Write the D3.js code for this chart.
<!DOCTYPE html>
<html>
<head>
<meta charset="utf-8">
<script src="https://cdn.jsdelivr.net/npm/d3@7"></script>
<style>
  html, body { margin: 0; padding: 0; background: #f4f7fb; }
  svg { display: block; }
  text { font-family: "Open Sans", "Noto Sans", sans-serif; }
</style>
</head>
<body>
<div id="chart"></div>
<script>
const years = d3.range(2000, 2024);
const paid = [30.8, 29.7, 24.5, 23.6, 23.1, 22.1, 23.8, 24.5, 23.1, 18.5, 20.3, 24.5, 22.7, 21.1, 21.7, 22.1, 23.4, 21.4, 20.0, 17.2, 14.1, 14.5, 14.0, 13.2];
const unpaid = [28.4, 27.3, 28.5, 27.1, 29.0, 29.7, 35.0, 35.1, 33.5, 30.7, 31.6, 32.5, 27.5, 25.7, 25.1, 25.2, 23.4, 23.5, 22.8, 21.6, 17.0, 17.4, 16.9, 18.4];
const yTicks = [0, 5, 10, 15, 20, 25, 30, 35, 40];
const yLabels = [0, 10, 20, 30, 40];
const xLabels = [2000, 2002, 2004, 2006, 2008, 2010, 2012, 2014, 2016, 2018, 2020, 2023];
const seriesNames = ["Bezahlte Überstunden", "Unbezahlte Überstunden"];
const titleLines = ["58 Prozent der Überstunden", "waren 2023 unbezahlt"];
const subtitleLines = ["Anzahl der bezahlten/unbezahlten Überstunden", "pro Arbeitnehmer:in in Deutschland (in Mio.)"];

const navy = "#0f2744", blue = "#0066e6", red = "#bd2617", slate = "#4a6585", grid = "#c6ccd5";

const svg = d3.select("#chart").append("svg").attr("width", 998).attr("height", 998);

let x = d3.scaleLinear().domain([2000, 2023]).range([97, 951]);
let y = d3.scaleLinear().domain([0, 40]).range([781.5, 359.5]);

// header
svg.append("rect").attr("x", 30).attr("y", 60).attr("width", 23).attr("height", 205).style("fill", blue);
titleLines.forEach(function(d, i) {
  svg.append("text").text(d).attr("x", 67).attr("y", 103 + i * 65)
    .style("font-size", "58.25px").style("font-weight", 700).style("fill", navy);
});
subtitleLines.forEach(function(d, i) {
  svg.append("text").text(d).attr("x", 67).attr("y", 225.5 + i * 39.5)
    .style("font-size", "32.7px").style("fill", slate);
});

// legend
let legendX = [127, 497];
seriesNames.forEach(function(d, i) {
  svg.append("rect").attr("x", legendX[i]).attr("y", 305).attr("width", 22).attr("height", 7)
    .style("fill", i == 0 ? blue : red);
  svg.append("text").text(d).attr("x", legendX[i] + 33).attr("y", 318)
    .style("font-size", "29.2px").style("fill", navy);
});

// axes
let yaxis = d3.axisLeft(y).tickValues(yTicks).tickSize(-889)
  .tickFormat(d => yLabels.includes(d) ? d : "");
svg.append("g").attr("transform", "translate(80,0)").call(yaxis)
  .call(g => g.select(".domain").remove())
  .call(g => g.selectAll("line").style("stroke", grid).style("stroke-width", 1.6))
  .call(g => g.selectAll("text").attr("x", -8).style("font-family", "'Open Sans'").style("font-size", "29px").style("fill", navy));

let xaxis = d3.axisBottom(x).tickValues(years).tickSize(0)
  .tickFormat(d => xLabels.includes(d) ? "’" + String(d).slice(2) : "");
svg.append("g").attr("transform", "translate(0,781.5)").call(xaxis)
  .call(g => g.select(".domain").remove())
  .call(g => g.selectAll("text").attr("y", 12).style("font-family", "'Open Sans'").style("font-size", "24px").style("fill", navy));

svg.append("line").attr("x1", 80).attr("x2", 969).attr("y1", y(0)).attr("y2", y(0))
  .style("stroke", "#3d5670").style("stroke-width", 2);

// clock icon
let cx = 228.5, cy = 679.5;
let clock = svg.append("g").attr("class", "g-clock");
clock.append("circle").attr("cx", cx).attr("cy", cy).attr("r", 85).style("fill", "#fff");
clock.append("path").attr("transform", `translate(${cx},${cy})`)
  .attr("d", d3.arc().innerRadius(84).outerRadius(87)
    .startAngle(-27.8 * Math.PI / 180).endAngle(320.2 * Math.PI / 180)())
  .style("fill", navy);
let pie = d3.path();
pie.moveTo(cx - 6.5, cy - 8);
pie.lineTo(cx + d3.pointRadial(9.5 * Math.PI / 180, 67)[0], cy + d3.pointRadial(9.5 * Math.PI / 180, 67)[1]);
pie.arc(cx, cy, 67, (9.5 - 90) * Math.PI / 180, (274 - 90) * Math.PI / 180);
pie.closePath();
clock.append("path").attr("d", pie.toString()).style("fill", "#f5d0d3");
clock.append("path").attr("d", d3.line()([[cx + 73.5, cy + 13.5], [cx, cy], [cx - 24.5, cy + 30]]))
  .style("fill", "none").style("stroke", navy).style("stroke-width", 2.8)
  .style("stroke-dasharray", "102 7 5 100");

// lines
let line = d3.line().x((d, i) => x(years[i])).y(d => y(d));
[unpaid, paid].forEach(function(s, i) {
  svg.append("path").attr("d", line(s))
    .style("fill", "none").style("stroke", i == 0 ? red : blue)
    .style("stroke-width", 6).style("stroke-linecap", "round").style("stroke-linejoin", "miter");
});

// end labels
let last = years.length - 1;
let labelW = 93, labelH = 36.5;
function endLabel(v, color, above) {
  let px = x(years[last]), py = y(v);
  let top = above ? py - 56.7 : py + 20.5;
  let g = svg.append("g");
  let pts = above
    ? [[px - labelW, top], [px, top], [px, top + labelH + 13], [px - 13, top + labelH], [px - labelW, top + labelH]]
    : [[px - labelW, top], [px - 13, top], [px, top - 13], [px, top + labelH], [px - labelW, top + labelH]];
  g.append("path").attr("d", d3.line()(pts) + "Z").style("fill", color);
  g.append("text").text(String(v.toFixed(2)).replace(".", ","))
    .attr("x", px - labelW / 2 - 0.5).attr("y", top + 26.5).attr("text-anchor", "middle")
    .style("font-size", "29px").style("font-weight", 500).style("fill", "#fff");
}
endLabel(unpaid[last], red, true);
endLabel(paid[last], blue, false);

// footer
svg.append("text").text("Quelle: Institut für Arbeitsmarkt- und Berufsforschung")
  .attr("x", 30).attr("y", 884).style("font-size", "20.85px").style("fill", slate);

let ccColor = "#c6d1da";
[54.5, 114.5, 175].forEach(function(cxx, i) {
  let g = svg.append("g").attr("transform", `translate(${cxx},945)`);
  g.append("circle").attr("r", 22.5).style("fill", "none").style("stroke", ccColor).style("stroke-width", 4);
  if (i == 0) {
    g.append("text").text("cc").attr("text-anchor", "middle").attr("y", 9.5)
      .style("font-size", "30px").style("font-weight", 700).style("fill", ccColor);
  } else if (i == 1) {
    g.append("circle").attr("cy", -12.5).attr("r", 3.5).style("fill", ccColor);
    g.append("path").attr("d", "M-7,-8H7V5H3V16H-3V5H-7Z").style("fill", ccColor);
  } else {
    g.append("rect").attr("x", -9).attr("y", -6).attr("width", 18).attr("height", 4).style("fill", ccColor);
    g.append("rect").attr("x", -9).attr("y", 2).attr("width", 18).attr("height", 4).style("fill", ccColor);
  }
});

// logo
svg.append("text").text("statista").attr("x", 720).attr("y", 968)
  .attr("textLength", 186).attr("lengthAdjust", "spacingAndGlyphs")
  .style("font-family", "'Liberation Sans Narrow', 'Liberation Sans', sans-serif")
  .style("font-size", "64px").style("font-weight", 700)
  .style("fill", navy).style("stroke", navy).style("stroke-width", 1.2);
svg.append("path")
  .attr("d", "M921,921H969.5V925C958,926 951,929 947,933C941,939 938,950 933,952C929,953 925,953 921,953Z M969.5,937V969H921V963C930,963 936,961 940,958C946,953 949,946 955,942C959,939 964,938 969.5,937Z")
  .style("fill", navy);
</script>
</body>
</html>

◆ ◆ ◆ ◆ ◆ ◆ ◆

Give back the listing exactly, please, from its first line to the line containing "let y = d3.scaleLinear().domain([0, 40]).range([781.5, 359.5]);", inclusive, and nothing past that line.

### Answer for the task
Write the D3.js code for this chart.
<!DOCTYPE html>
<html>
<head>
<meta charset="utf-8">
<script src="https://cdn.jsdelivr.net/npm/d3@7"></script>
<style>
  html, body { margin: 0; padding: 0; background: #f4f7fb; }
  svg { display: block; }
  text { font-family: "Open Sans", "Noto Sans", sans-serif; }
</style>
</head>
<body>
<div id="chart"></div>
<script>
const years = d3.range(2000, 2024);
const paid = [30.8, 29.7, 24.5, 23.6, 23.1, 22.1, 23.8, 24.5, 23.1, 18.5, 20.3, 24.5, 22.7, 21.1, 21.7, 22.1, 23.4, 21.4, 20.0, 17.2, 14.1, 14.5, 14.0, 13.2];
const unpaid = [28.4, 27.3, 28.5, 27.1, 29.0, 29.7, 35.0, 35.1, 33.5, 30.7, 31.6, 32.5, 27.5, 25.7, 25.1, 25.2, 23.4, 23.5, 22.8, 21.6, 17.0, 17.4, 16.9, 18.4];
const yTicks = [0, 5, 10, 15, 20, 25, 30, 35, 40];
const yLabels = [0, 10, 20, 30, 40];
const xLabels = [2000, 2002, 2004, 2006, 2008, 2010, 2012, 2014, 2016, 2018, 2020, 2023];
const seriesNames = ["Bezahlte Überstunden", "Unbezahlte Überstunden"];
const titleLines = ["58 Prozent der Überstunden", "waren 2023 unbezahlt"];
const subtitleLines = ["Anzahl der bezahlten/unbezahlten Überstunden", "pro Arbeitnehmer:in in Deutschland (in Mio.)"];

const navy = "#0f2744", blue = "#0066e6", red = "#bd2617", slate = "#4a6585", grid = "#c6ccd5";

const svg = d3.select("#chart").append("svg").attr("width", 998).attr("height", 998);

let x = d3.scaleLinear().domain([2000, 2023]).range([97, 951]);
let y = d3.scaleLinear().domain([0, 40]).range([781.5, 359.5]);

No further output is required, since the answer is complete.